The Effigy at Alchemy 2019, design by Ernest Law

The Effigy at Alchemy 2019, design by Ernest Law

Tomorrow I will build a thing, and tomorrow night I will burn it.

Here’s why.

While I am a committed burner here in Georgia, I have never been to Burning Man itself. I might have when I was first interested, six years ago, but now… it’s expensive, the terrain is rough, I’m old, etc etc etc all the chicken reasons. Besides, this year there is no Burning Man. There are no burns. We’re stuck at home.

Here, of course, I’m spearheading the fictitious AlterAlchemy, which is just the placement map; however that ends up, the hippies can play with it as if it were real. Burning Man, being much larger and much richer, is having a worldwide virtual burn.

Tomorrow night, which would have been burn night at TTID**, anyone who wishes can build their own Man (aka “the Effigy” at Alchemy) and burn it as part of a worldwide burn. Literally: it begins at the International Date Line and goes around the globe as people livestream their burns.

And so tomorrow I will cobble together a small architectural structure of some kind — I have no firm ideas of what it will look like as of this moment — and tomorrow night I will place it in my fire pit and watch it burn.

The effigy at Alchemy 2019, mid-burn / photo credit Justin Majors

The Effigy at Alchemy 2019, mid-burn / photo credit Justin Majors

Why? Why would anyone put the time, effort, and materials into building an effigy, even a miniature one, and then watch it go up in flames? And for the big guys like Burning Man or Alchemy or Transformus — that time, effort, and materials is sizable. Why?

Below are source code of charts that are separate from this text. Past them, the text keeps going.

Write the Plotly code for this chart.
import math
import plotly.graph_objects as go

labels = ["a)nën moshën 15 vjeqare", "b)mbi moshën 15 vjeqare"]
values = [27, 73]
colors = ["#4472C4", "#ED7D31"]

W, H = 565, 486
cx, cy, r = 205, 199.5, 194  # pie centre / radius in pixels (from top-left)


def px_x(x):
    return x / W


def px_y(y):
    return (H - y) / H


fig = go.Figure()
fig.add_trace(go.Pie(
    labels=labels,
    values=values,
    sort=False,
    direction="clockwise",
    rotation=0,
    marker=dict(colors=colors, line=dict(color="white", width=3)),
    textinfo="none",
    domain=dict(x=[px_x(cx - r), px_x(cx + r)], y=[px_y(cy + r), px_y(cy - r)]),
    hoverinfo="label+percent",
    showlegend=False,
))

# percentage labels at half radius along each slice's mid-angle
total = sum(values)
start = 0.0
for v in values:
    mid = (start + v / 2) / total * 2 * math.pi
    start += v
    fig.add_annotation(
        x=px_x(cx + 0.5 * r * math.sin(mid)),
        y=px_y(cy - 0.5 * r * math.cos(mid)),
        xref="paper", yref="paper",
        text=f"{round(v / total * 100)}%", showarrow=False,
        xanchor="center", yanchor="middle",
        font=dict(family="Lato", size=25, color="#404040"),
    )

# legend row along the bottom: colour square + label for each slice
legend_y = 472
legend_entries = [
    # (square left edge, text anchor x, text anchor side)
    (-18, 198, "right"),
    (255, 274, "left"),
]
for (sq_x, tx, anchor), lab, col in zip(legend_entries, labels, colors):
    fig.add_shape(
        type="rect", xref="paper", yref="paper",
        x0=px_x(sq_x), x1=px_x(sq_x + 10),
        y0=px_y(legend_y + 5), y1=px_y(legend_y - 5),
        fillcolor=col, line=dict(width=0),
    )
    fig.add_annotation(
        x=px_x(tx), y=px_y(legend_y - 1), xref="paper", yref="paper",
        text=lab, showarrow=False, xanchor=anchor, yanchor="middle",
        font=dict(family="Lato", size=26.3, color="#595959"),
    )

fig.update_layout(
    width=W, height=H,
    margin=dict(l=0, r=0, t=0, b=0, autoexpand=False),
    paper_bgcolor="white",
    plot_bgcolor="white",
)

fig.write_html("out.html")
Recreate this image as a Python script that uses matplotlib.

It’s an important, beautiful RITUAL, that’s why. (Remember that RITUAL is an action that is designed to move the participant into a separate space, away from the everyday.)

When we watch the Effigy go up in flames at Alchemy, we’re watching the very symbol of our burn, our temporary community, vanish. It has stood as the largest structure at the burn for the entire week. We’ve climbed on it, written our thoughts/prayers/wishes/curses on it, lived around it.***

No matter the multiplicity of our experiences during the week, on Saturday night when we gather around the Effigy, we gather as a community. As it burns, we think of that community and what we’ve shared together all week, and once it’s reduced to a bonfire many will run or walk around it howling in… celebration? Grief? Release? Yes.

When we awaken on Sunday morning, it’s gone. Where it stood is a burn scar, already being cleaned up by the teardown crew. We pack our tents and our art and we go home. In many ways, the Effigy burn is the Breaking of the Circle of the larger RITUAL of the burn itself. It is a reminder of the deliberate impermanence of our Temporary Autonomous Zone.

So build something, preferably with others. And then burn it, preferably with others. Celebrate it, destroy it, let it go. Create your RITUAL.


** TTID = That Thing In the Desert

*** If you look at the photo of the Effigy burning, you can see a small, dark horizontal line in the flames in the center opening. That is the staff of Old Man Michael, a member of our theme camp who passed away in 2018. We let it go.